* DATASET SECTION
++++++++

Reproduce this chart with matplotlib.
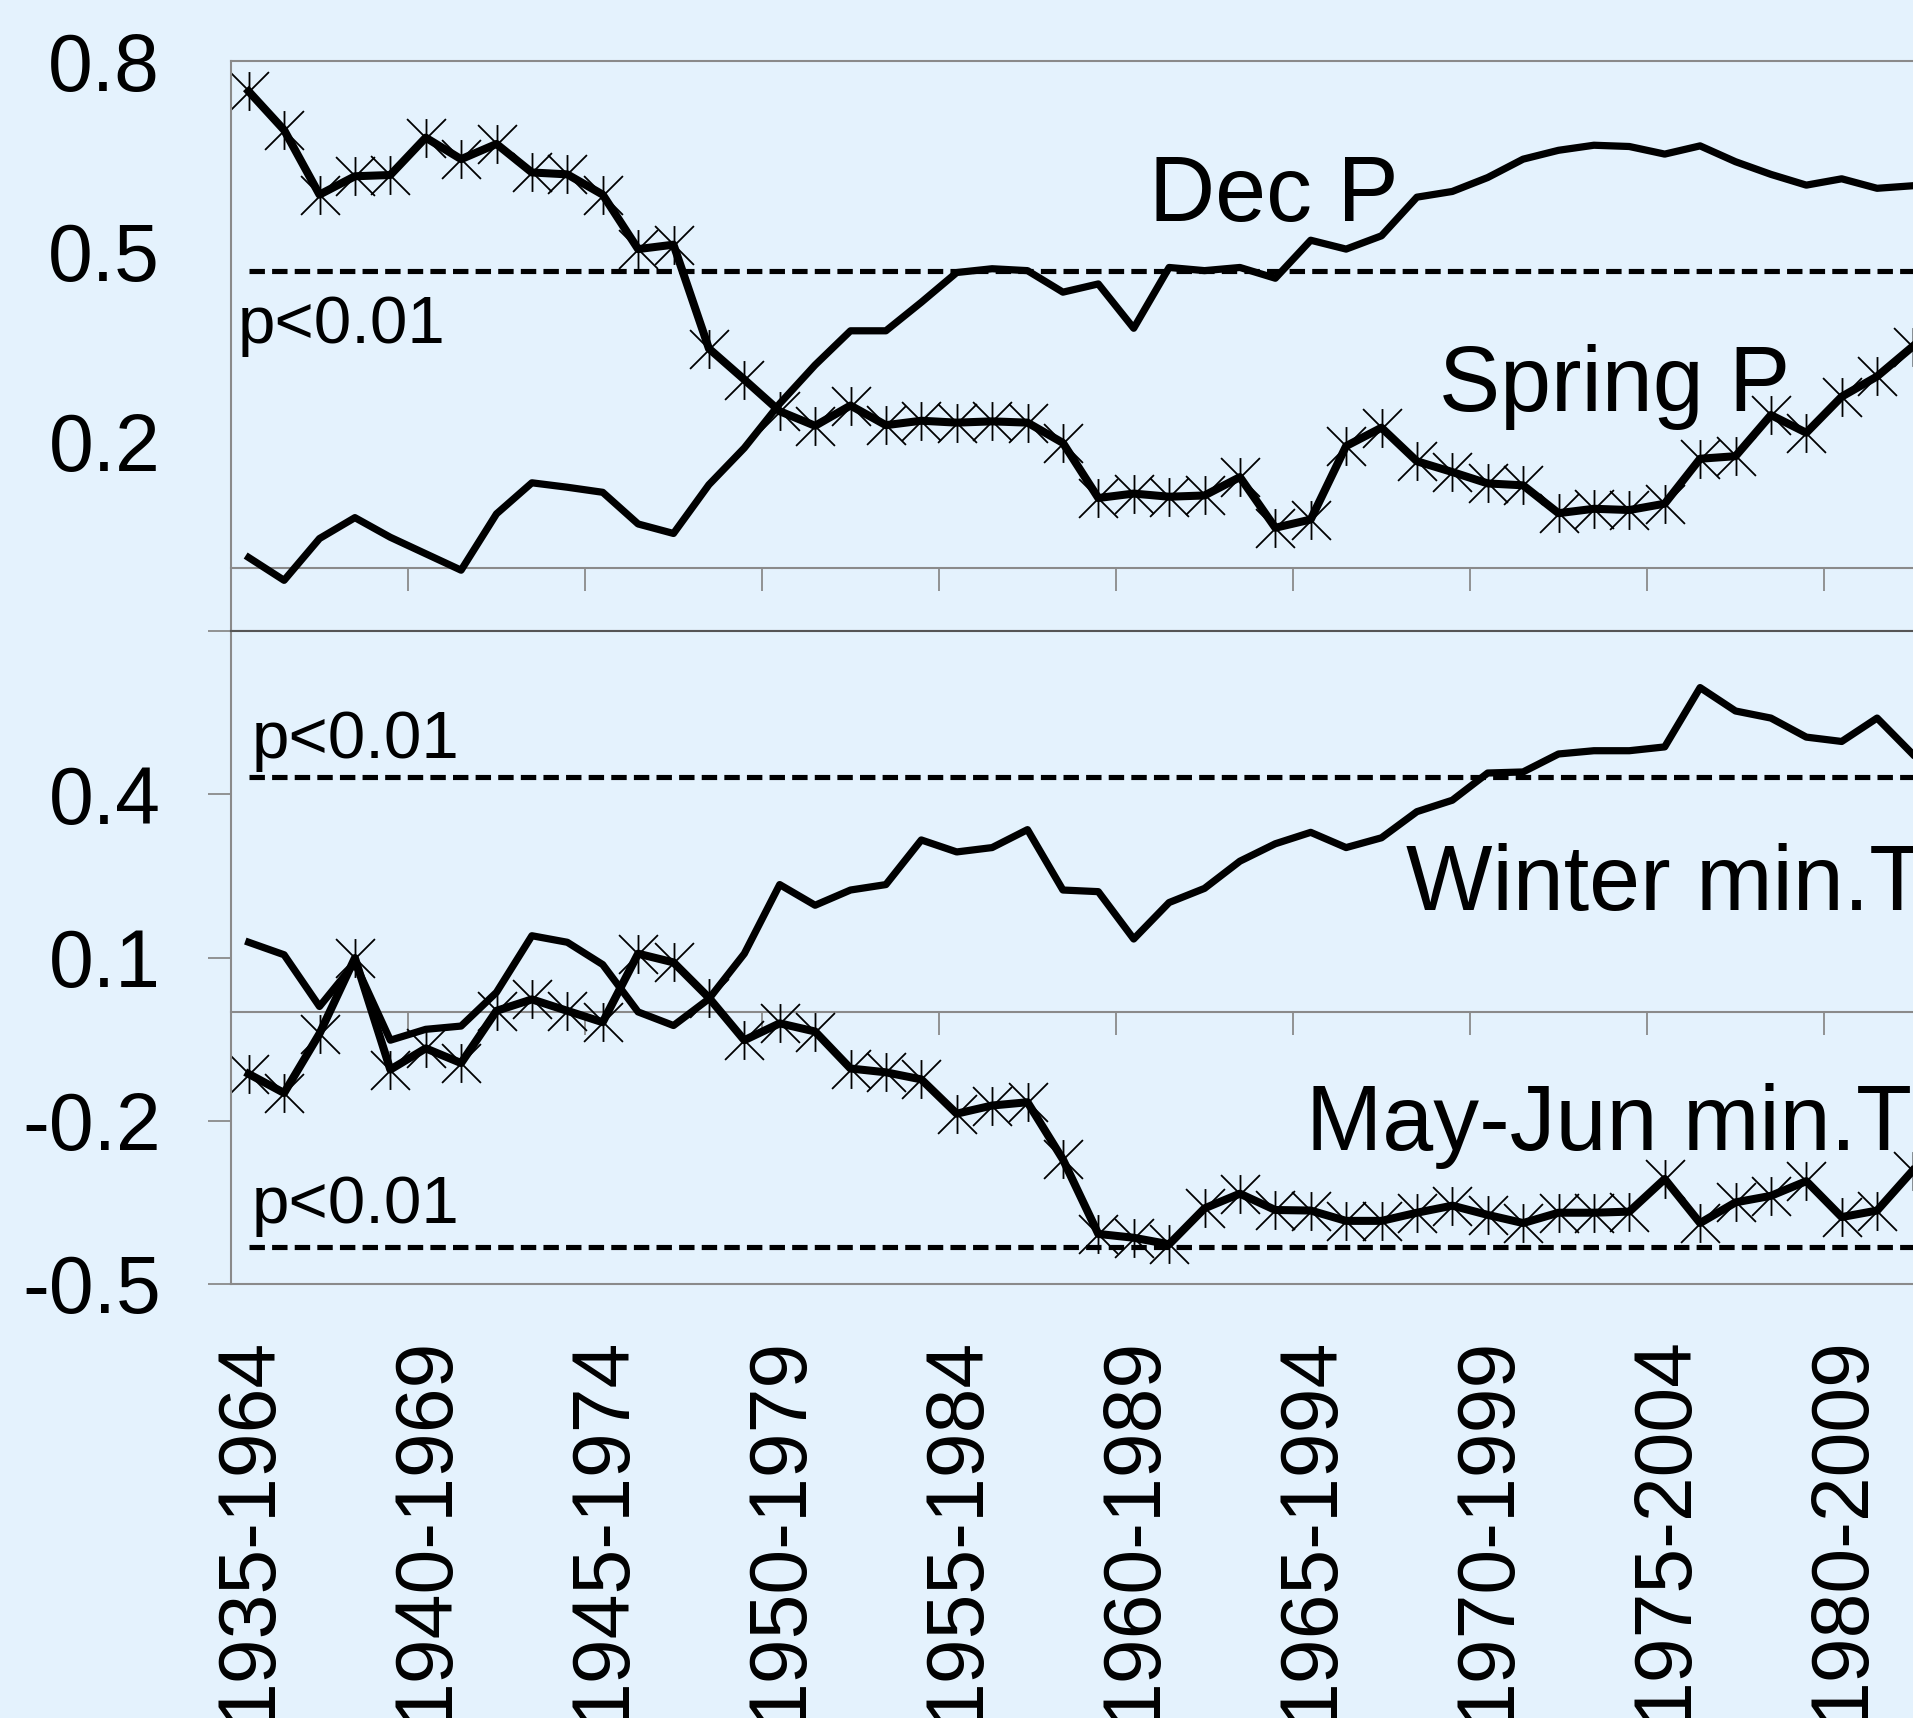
import numpy as np
import matplotlib.pyplot as plt
from matplotlib.path import Path

plt.rcParams['font.family'] = ['Liberation Sans', 'DejaVu Sans']

# 30-year moving windows
windows = [f"{y}-{y + 29}" for y in range(1935, 1983)]

dec_p = [0.016, -0.020, 0.046, 0.079, 0.048, 0.022, -0.004, 0.085, 0.134, 0.127,
         0.119, 0.069, 0.054, 0.131, 0.189, 0.259, 0.320, 0.374, 0.374, 0.419,
         0.466, 0.472, 0.469, 0.435, 0.448, 0.378, 0.474, 0.469, 0.474, 0.457,
         0.517, 0.503, 0.524, 0.585, 0.594, 0.616, 0.645, 0.659, 0.667, 0.665,
         0.653, 0.666, 0.641, 0.621, 0.604, 0.614, 0.599, 0.603]
spring_p = [0.752, 0.691, 0.589, 0.618, 0.620, 0.679, 0.645, 0.669, 0.624, 0.621,
            0.589, 0.503, 0.510, 0.346, 0.297, 0.247, 0.224, 0.256, 0.225, 0.232,
            0.229, 0.231, 0.229, 0.197, 0.110, 0.117, 0.112, 0.114, 0.143, 0.063,
            0.076, 0.192, 0.221, 0.168, 0.151, 0.133, 0.130, 0.086, 0.093, 0.091,
            0.101, 0.172, 0.176, 0.241, 0.213, 0.270, 0.302, 0.349]
winter_tmin = [0.128, 0.105, 0.010, 0.090, -0.052, -0.032, -0.026, 0.036, 0.140, 0.128,
               0.087, 0.000, -0.025, 0.024, 0.107, 0.234, 0.196, 0.224, 0.234, 0.316,
               0.294, 0.302, 0.335, 0.224, 0.221, 0.134, 0.201, 0.227, 0.277, 0.309,
               0.330, 0.302, 0.320, 0.368, 0.389, 0.439, 0.441, 0.474, 0.480, 0.480,
               0.487, 0.596, 0.553, 0.540, 0.505, 0.497, 0.540, 0.474]
mayjun_tmin = [-0.114, -0.149, -0.040, 0.099, -0.106, -0.067, -0.094, 0.002, 0.023, 0.002,
               -0.019, 0.107, 0.091, 0.026, -0.052, -0.021, -0.036, -0.104, -0.111, -0.124,
               -0.187, -0.172, -0.166, -0.271, -0.408, -0.415, -0.427, -0.361, -0.334, -0.364,
               -0.365, -0.384, -0.384, -0.369, -0.356, -0.373, -0.388, -0.369, -0.369, -0.367,
               -0.307, -0.388, -0.350, -0.338, -0.311, -0.377, -0.365, -0.292]

sig_p = 0.468      # p<0.01 threshold, precipitation panel
sig_t = 0.432      # p<0.01 threshold, temperature panel

bg = '#E4F2FD'
grey = '#8a8a8a'
W, H = 1913, 1718

# asterisk marker like Excel's: vertical bar plus an X
star = Path([(0, -1), (0, 1), (-1, -1), (1, 1), (-1, 1), (1, -1)],
            [Path.MOVETO, Path.LINETO] * 3)

fig = plt.figure(figsize=(W / 100, H / 100), dpi=100, facecolor=bg)

def px_axes(left, top, bottom, ncat=50):
    width = ncat * 35.4
    return fig.add_axes([left / W, 1 - bottom / H, width / W, (bottom - top) / H])

ax1 = px_axes(231, 61, 631)
ax2 = px_axes(231, 631, 1284)
x = np.arange(len(windows))

for ax, ylim in ((ax1, (-0.1, 0.8)), (ax2, (-0.5, 0.7))):
    ax.set_facecolor(bg)
    ax.set_xlim(-0.5, 49.5)
    ax.set_ylim(*ylim)
    ax.spines['right'].set_visible(False)
    for s in ('left', 'top', 'bottom'):
        ax.spines[s].set_color(grey)
        ax.spines[s].set_linewidth(1.5)
    # zero line with category-boundary ticks
    y0 = -ylim[0] / (ylim[1] - ylim[0])
    sec = ax.secondary_xaxis(y0)
    sec.set_xticks(np.arange(4.5, 50, 5))
    sec.tick_params(axis='x', direction='out', length=16.5, width=1.3,
                    color=grey, labelbottom=False, labeltop=False)
    for s in sec.spines.values():
        s.set_color(grey)
        s.set_linewidth(1.5)

ax2.spines['top'].set_color('#555555')

line_kw = dict(color='k', lw=5.2)
star_kw = dict(color='k', lw=5.8, marker=star, ms=28, mfc='none', mec='k', mew=1.3)
dash_kw = dict(colors='k', lw=3.7, linestyles=(0, (3.0, 1.4)))

# top panel: precipitation
ax1.plot(x, dec_p, **line_kw)
ax1.plot(x, spring_p, **star_kw)
ax1.hlines(sig_p, 0, 49.5, **dash_kw)

ax1.set_yticks([0.2, 0.5, 0.8], ['0.2', '0.5', '0.8'])
ax1.tick_params(axis='y', length=0, pad=51, labelsize=58)
ax1.tick_params(axis='x', length=0, labelbottom=False)

# bottom panel: minimum temperature
ax2.plot(x, winter_tmin, **line_kw)
ax2.plot(x, mayjun_tmin, **star_kw)
ax2.hlines([sig_t, -sig_t], 0, 49.5, **dash_kw)

ax2.set_yticks([-0.5, -0.2, 0.1, 0.4, 0.7], ['-0.5', '-0.2', '0.1', '0.4', ''])
ax2.tick_params(axis='y', direction='out', length=16.5, width=1.3, color=grey,
                pad=34, labelsize=58)
ax2.set_xticks(x[::5], windows[::5])
ax2.tick_params(axis='x', length=0, pad=37, labelsize=58, labelrotation=90)

def label(px, py, s, size):
    fig.text(px / W, 1 - py / H, s, fontsize=size, va='baseline', ha='left')

label(1149, 221, 'Dec P', 66)
label(1439, 411, 'Spring P', 66)
label(1406, 910, 'Winter min.T', 66)
label(1306, 1150, 'May-Jun min.T', 66)
label(238, 343, 'p<0.01', 48.5)
label(252, 758, 'p<0.01', 48.5)
label(252, 1223, 'p<0.01', 48.5)

fig.savefig('out.png', dpi=100, facecolor=bg)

++++++++

* OBJECTIVE
Leave out the pictures and restate everything else word for word.

* TASK ANSWER
Reproduce this chart with matplotlib.
import numpy as np
import matplotlib.pyplot as plt
from matplotlib.path import Path

plt.rcParams['font.family'] = ['Liberation Sans', 'DejaVu Sans']

# 30-year moving windows
windows = [f"{y}-{y + 29}" for y in range(1935, 1983)]

dec_p = [0.016, -0.020, 0.046, 0.079, 0.048, 0.022, -0.004, 0.085, 0.134, 0.127,
         0.119, 0.069, 0.054, 0.131, 0.189, 0.259, 0.320, 0.374, 0.374, 0.419,
         0.466, 0.472, 0.469, 0.435, 0.448, 0.378, 0.474, 0.469, 0.474, 0.457,
         0.517, 0.503, 0.524, 0.585, 0.594, 0.616, 0.645, 0.659, 0.667, 0.665,
         0.653, 0.666, 0.641, 0.621, 0.604, 0.614, 0.599, 0.603]
spring_p = [0.752, 0.691, 0.589, 0.618, 0.620, 0.679, 0.645, 0.669, 0.624, 0.621,
            0.589, 0.503, 0.510, 0.346, 0.297, 0.247, 0.224, 0.256, 0.225, 0.232,
            0.229, 0.231, 0.229, 0.197, 0.110, 0.117, 0.112, 0.114, 0.143, 0.063,
            0.076, 0.192, 0.221, 0.168, 0.151, 0.133, 0.130, 0.086, 0.093, 0.091,
            0.101, 0.172, 0.176, 0.241, 0.213, 0.270, 0.302, 0.349]
winter_tmin = [0.128, 0.105, 0.010, 0.090, -0.052, -0.032, -0.026, 0.036, 0.140, 0.128,
               0.087, 0.000, -0.025, 0.024, 0.107, 0.234, 0.196, 0.224, 0.234, 0.316,
               0.294, 0.302, 0.335, 0.224, 0.221, 0.134, 0.201, 0.227, 0.277, 0.309,
               0.330, 0.302, 0.320, 0.368, 0.389, 0.439, 0.441, 0.474, 0.480, 0.480,
               0.487, 0.596, 0.553, 0.540, 0.505, 0.497, 0.540, 0.474]
mayjun_tmin = [-0.114, -0.149, -0.040, 0.099, -0.106, -0.067, -0.094, 0.002, 0.023, 0.002,
               -0.019, 0.107, 0.091, 0.026, -0.052, -0.021, -0.036, -0.104, -0.111, -0.124,
               -0.187, -0.172, -0.166, -0.271, -0.408, -0.415, -0.427, -0.361, -0.334, -0.364,
               -0.365, -0.384, -0.384, -0.369, -0.356, -0.373, -0.388, -0.369, -0.369, -0.367,
               -0.307, -0.388, -0.350, -0.338, -0.311, -0.377, -0.365, -0.292]

sig_p = 0.468      # p<0.01 threshold, precipitation panel
sig_t = 0.432      # p<0.01 threshold, temperature panel

bg = '#E4F2FD'
grey = '#8a8a8a'
W, H = 1913, 1718

# asterisk marker like Excel's: vertical bar plus an X
star = Path([(0, -1), (0, 1), (-1, -1), (1, 1), (-1, 1), (1, -1)],
            [Path.MOVETO, Path.LINETO] * 3)

fig = plt.figure(figsize=(W / 100, H / 100), dpi=100, facecolor=bg)

def px_axes(left, top, bottom, ncat=50):
    width = ncat * 35.4
    return fig.add_axes([left / W, 1 - bottom / H, width / W, (bottom - top) / H])

ax1 = px_axes(231, 61, 631)
ax2 = px_axes(231, 631, 1284)
x = np.arange(len(windows))

for ax, ylim in ((ax1, (-0.1, 0.8)), (ax2, (-0.5, 0.7))):
    ax.set_facecolor(bg)
    ax.set_xlim(-0.5, 49.5)
    ax.set_ylim(*ylim)
    ax.spines['right'].set_visible(False)
    for s in ('left', 'top', 'bottom'):
        ax.spines[s].set_color(grey)
        ax.spines[s].set_linewidth(1.5)
    # zero line with category-boundary ticks
    y0 = -ylim[0] / (ylim[1] - ylim[0])
    sec = ax.secondary_xaxis(y0)
    sec.set_xticks(np.arange(4.5, 50, 5))
    sec.tick_params(axis='x', direction='out', length=16.5, width=1.3,
                    color=grey, labelbottom=False, labeltop=False)
    for s in sec.spines.values():
        s.set_color(grey)
        s.set_linewidth(1.5)

ax2.spines['top'].set_color('#555555')

line_kw = dict(color='k', lw=5.2)
star_kw = dict(color='k', lw=5.8, marker=star, ms=28, mfc='none', mec='k', mew=1.3)
dash_kw = dict(colors='k', lw=3.7, linestyles=(0, (3.0, 1.4)))

# top panel: precipitation
ax1.plot(x, dec_p, **line_kw)
ax1.plot(x, spring_p, **star_kw)
ax1.hlines(sig_p, 0, 49.5, **dash_kw)

ax1.set_yticks([0.2, 0.5, 0.8], ['0.2', '0.5', '0.8'])
ax1.tick_params(axis='y', length=0, pad=51, labelsize=58)
ax1.tick_params(axis='x', length=0, labelbottom=False)

# bottom panel: minimum temperature
ax2.plot(x, winter_tmin, **line_kw)
ax2.plot(x, mayjun_tmin, **star_kw)
ax2.hlines([sig_t, -sig_t], 0, 49.5, **dash_kw)

ax2.set_yticks([-0.5, -0.2, 0.1, 0.4, 0.7], ['-0.5', '-0.2', '0.1', '0.4', ''])
ax2.tick_params(axis='y', direction='out', length=16.5, width=1.3, color=grey,
                pad=34, labelsize=58)
ax2.set_xticks(x[::5], windows[::5])
ax2.tick_params(axis='x', length=0, pad=37, labelsize=58, labelrotation=90)

def label(px, py, s, size):
    fig.text(px / W, 1 - py / H, s, fontsize=size, va='baseline', ha='left')

label(1149, 221, 'Dec P', 66)
label(1439, 411, 'Spring P', 66)
label(1406, 910, 'Winter min.T', 66)
label(1306, 1150, 'May-Jun min.T', 66)
label(238, 343, 'p<0.01', 48.5)
label(252, 758, 'p<0.01', 48.5)
label(252, 1223, 'p<0.01', 48.5)

fig.savefig('out.png', dpi=100, facecolor=bg)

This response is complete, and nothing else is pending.